Its next foreign trip was a ten-day excursion to the Lot and Dordogne areas of France. I’d got a 3 l steel cylinder dedicated for oxygen use. This ended up lasting me the entire time I was there (in addition to a few changes of sodalime carbon dioxide absorbent) – being used for several decompression dives as well as one 500 m cave penetration solely on closed circuit. As always, I carried adequate open circuit bailout, which included fitting a second stage to the oxygen cylinder driving the rebreather. This came in handy for another diver whose computer had locked out on him – I simply unplugged my rebreather (when I’d done with it) and passed him the open circuit regulator and oxygen tank to use up. An amusing incident occurred when I returned to my rebreather (having left it securely moored at my 6 m decompression stop) to find it missing. Suspecting foul play or a trick by my buddies I spotted it on the surface floating above me. An emergency ascent to collect it and a return to my stop and all was well. A second incident of that nature taught me to securely fasten the rebreather to something solid when leaving it for later use.

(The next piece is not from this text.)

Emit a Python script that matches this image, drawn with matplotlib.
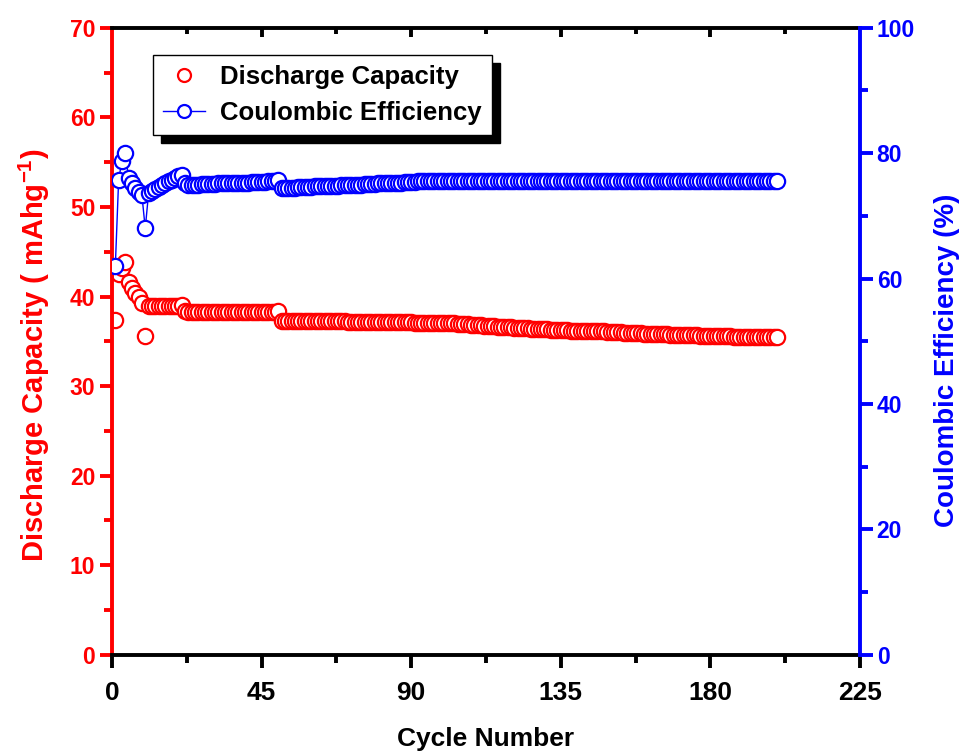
import matplotlib
matplotlib.use("Agg")
import matplotlib.pyplot as plt
import matplotlib.lines as mlines
from matplotlib import font_manager
from matplotlib.ticker import MultipleLocator

plt.rcParams['font.family'] = ['Liberation Sans', 'DejaVu Sans']
plt.rcParams['font.weight'] = 'bold'
plt.rcParams['mathtext.fontset'] = 'custom'
plt.rcParams['mathtext.rm'] = 'Liberation Sans:bold'
plt.rcParams['mathtext.bf'] = 'Liberation Sans:bold'
plt.rcParams['mathtext.it'] = 'Liberation Sans:bold'

names = {f.name for f in font_manager.fontManager.ttflist}
NARROW = 'Liberation Sans Narrow' if 'Liberation Sans Narrow' in names else 'Liberation Sans'

cycles = list(range(1, 201))

# discharge capacity (mAh/g), 10 cycles per row
capacity = [
    37.4, 42.5, 43.2, 43.8, 41.6, 41.0, 40.4, 39.9, 39.3, 35.6,
    38.9, 38.9, 38.9, 38.9, 38.9, 38.9, 38.9, 38.9, 38.9, 38.9,
    39.0, 38.4, 38.3, 38.3, 38.3, 38.3, 38.3, 38.3, 38.3, 38.3,
    38.3, 38.3, 38.3, 38.3, 38.3, 38.3, 38.3, 38.3, 38.3, 38.3,
    38.3, 38.3, 38.3, 38.3, 38.3, 38.3, 38.3, 38.3, 38.3, 38.4,
    37.3, 37.3, 37.3, 37.3, 37.3, 37.3, 37.3, 37.3, 37.3, 37.3,
    37.3, 37.3, 37.3, 37.3, 37.3, 37.3, 37.3, 37.3, 37.3, 37.3,
    37.2, 37.2, 37.2, 37.2, 37.2, 37.2, 37.2, 37.2, 37.2, 37.2,
    37.2, 37.2, 37.2, 37.2, 37.2, 37.2, 37.2, 37.2, 37.2, 37.2,
    37.1, 37.1, 37.1, 37.1, 37.1, 37.1, 37.1, 37.1, 37.1, 37.1,
    37.0, 37.0, 37.0, 36.9, 36.9, 36.9, 36.9, 36.8, 36.8, 36.8,
    36.8, 36.7, 36.7, 36.7, 36.7, 36.6, 36.6, 36.6, 36.6, 36.6,
    36.5, 36.5, 36.5, 36.5, 36.5, 36.4, 36.4, 36.4, 36.4, 36.4,
    36.4, 36.3, 36.3, 36.3, 36.3, 36.3, 36.3, 36.2, 36.2, 36.2,
    36.2, 36.2, 36.1, 36.1, 36.1, 36.1, 36.1, 36.1, 36.0, 36.0,
    36.0, 36.0, 36.0, 35.9, 35.9, 35.9, 35.9, 35.9, 35.9, 35.8,
    35.8, 35.8, 35.8, 35.8, 35.8, 35.8, 35.8, 35.7, 35.7, 35.7,
    35.7, 35.7, 35.7, 35.7, 35.7, 35.7, 35.6, 35.6, 35.6, 35.6,
    35.6, 35.6, 35.6, 35.6, 35.6, 35.6, 35.5, 35.5, 35.5, 35.5,
    35.5, 35.5, 35.5, 35.5, 35.5, 35.5, 35.5, 35.5, 35.5, 35.5,
]

# coulombic efficiency (%)
efficiency = [
    62.0, 75.8, 78.8, 80.0, 76.0, 75.3, 74.5, 73.8, 73.3, 68.0,
    73.6, 74.0, 74.3, 74.6, 74.9, 75.2, 75.5, 75.8, 76.1, 76.4,
    76.5, 75.2, 75.0, 75.0, 75.0, 75.0, 75.1, 75.1, 75.1, 75.1,
    75.1, 75.2, 75.2, 75.2, 75.2, 75.2, 75.3, 75.3, 75.3, 75.3,
    75.3, 75.4, 75.4, 75.4, 75.4, 75.4, 75.5, 75.5, 75.6, 75.7,
    74.5, 74.5, 74.5, 74.5, 74.5, 74.6, 74.6, 74.6, 74.6, 74.6,
    74.7, 74.7, 74.7, 74.7, 74.8, 74.8, 74.8, 74.8, 74.9, 74.9,
    74.9, 75.0, 75.0, 75.0, 75.0, 75.1, 75.1, 75.1, 75.1, 75.2,
    75.2, 75.2, 75.2, 75.3, 75.3, 75.3, 75.3, 75.4, 75.4, 75.4,
    75.4, 75.5, 75.5, 75.5, 75.5, 75.5, 75.6, 75.6, 75.6, 75.6,
    75.6, 75.6, 75.6, 75.6, 75.6, 75.6, 75.6, 75.6, 75.6, 75.6,
    75.6, 75.6, 75.6, 75.6, 75.6, 75.6, 75.6, 75.6, 75.6, 75.6,
    75.6, 75.6, 75.6, 75.6, 75.6, 75.6, 75.6, 75.6, 75.6, 75.6,
    75.6, 75.6, 75.6, 75.6, 75.6, 75.6, 75.6, 75.6, 75.6, 75.6,
    75.5, 75.5, 75.5, 75.5, 75.5, 75.5, 75.5, 75.5, 75.5, 75.5,
    75.5, 75.5, 75.5, 75.5, 75.5, 75.5, 75.5, 75.5, 75.5, 75.5,
    75.5, 75.5, 75.5, 75.5, 75.5, 75.5, 75.5, 75.5, 75.5, 75.5,
    75.5, 75.5, 75.5, 75.5, 75.5, 75.5, 75.5, 75.5, 75.5, 75.5,
    75.5, 75.5, 75.5, 75.5, 75.5, 75.5, 75.5, 75.5, 75.5, 75.5,
    75.5, 75.5, 75.5, 75.5, 75.5, 75.5, 75.5, 75.5, 75.5, 75.5,
]

RED = '#ff0000'
BLUE = '#0000ff'

fig = plt.figure(figsize=(9.68, 7.51), dpi=100)
ax1 = fig.add_axes([0.1157, 0.128, 0.7727, 0.835])
ax2 = ax1.twinx()

l1, = ax1.plot(cycles, capacity, linestyle='none', marker='o', ms=11,
               mfc='white', mec=RED, mew=1.6, label='Discharge Capacity')
l2, = ax2.plot(cycles, efficiency, linestyle='-', lw=1.0, color=BLUE,
               marker='o', ms=11, mfc='white', mec=BLUE, mew=1.6,
               label='Coulombic Efficiency')

ax1.set_xlim(0, 225)
ax1.set_ylim(0, 70)
ax2.set_ylim(0, 100)

major_x = MultipleLocator(45)
minor_x = MultipleLocator(22.5)
ax1.xaxis.set_major_locator(major_x)
ax1.xaxis.set_minor_locator(minor_x)
ax1.yaxis.set_major_locator(MultipleLocator(10))
ax1.yaxis.set_minor_locator(MultipleLocator(5))
ax2.yaxis.set_major_locator(MultipleLocator(20))
ax2.yaxis.set_minor_locator(MultipleLocator(10))

# spines
for a in (ax1, ax2):
    for s in a.spines.values():
        s.set_linewidth(2.8)
ax1.spines['left'].set_color(RED)
ax1.spines['right'].set_visible(False)
ax1.spines['top'].set_color('black')
ax2.spines['right'].set_color(BLUE)
for s in ('left', 'top', 'bottom'):
    ax2.spines[s].set_visible(False)

# inward ticks along the top edge, drawn on the twin so they sit above everything
xt_major = [float(v) for v in major_x.tick_values(0, 225) if 0 < v < 225]
xt_minor = [float(v) for v in minor_x.tick_values(0, 225)
            if 0 < v < 225 and v not in xt_major]
ax2.plot(xt_major, [1.0] * len(xt_major), transform=ax2.get_xaxis_transform(),
         ls='none', marker=mlines.TICKDOWN, ms=6.5, mew=2.8, mec='black',
         color='black', clip_on=False, zorder=10)
ax2.plot(xt_minor, [1.0] * len(xt_minor), transform=ax2.get_xaxis_transform(),
         ls='none', marker=mlines.TICKDOWN, ms=4.5, mew=2.8, mec='black',
         color='black', clip_on=False, zorder=10)

ax1.tick_params(axis='x', which='major', direction='out', length=9, width=2.8,
                pad=10, colors='black', top=False)
ax1.tick_params(axis='x', which='minor', direction='out', length=6, width=2.8,
                top=False)
for lab in ax1.get_xticklabels():
    lab.set_fontfamily([NARROW, 'Liberation Sans'])
    lab.set_fontsize(19)
    lab.set_fontweight('bold')

ax1.tick_params(axis='y', which='major', direction='out', length=9, width=2.8,
                color=RED, labelcolor=RED, labelsize=16.5, pad=3)
ax1.tick_params(axis='y', which='minor', direction='out', length=6, width=2.8,
                color=RED)
ax2.tick_params(axis='y', which='major', direction='out', length=9, width=2.8,
                color=BLUE, labelcolor=BLUE, labelsize=16.5, pad=3)
ax2.tick_params(axis='y', which='minor', direction='out', length=6, width=2.8,
                color=BLUE)

ax1.set_xlabel('Cycle Number', fontsize=19, fontweight='bold', labelpad=16)
ax1.set_ylabel(r'Discharge Capacity ( mAhg$^{\mathbf{-1}}$)', fontsize=21,
               fontweight='bold', color=RED, labelpad=13)
ax2.set_ylabel('Coulombic Efficiency (%)', fontsize=20, fontweight='bold',
               color=BLUE, labelpad=14)
ax1.yaxis.label.set_y(0.477)
ax2.yaxis.label.set_y(0.47)

leg = ax2.legend([l1, l2], ['Discharge Capacity', 'Coulombic Efficiency'],
                 loc='upper left', bbox_to_anchor=(0.055, 0.957),
                 borderaxespad=0, fancybox=False, numpoints=1,
                 prop={'size': 18.5, 'weight': 'bold'}, handlelength=1.6,
                 handletextpad=0.6, borderpad=0.4, labelspacing=0.45,
                 markerscale=0.85,
                 shadow={'ox': 6, 'oy': -6, 'facecolor': 'black',
                         'edgecolor': 'black', 'alpha': 1})
leg.get_frame().set_edgecolor('black')
leg.get_frame().set_linewidth(1.0)

fig.savefig('out.png', dpi=100)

Since then the P1SS has seen sterling service in the UK during explorations of a flooded mine complex near to Birmingham. The limits of exploration lie over a kilometre from the entrance at depths approaching 60 m. The rebreather can often be seen moored to a collection of rocks some 50 m into the mine and gets used for hour-long hangs in cold water. The benefits of breathing warm gas from the rebreather are apparent as well as the cost savings (1/2 the price including the cost of the sodalime) over using oxygen in open circuit mode.
Unsurprisingly, my antics have generated some interest amongst my colleagues and there are a number of homemade closed-circuit rebreathers in various states of construction. I’ve been working on a fully closed, mixed-gas rebreather which has seen field (cave) use on a number of occasions. More about the thrills and spills of that some other time…mind how you go!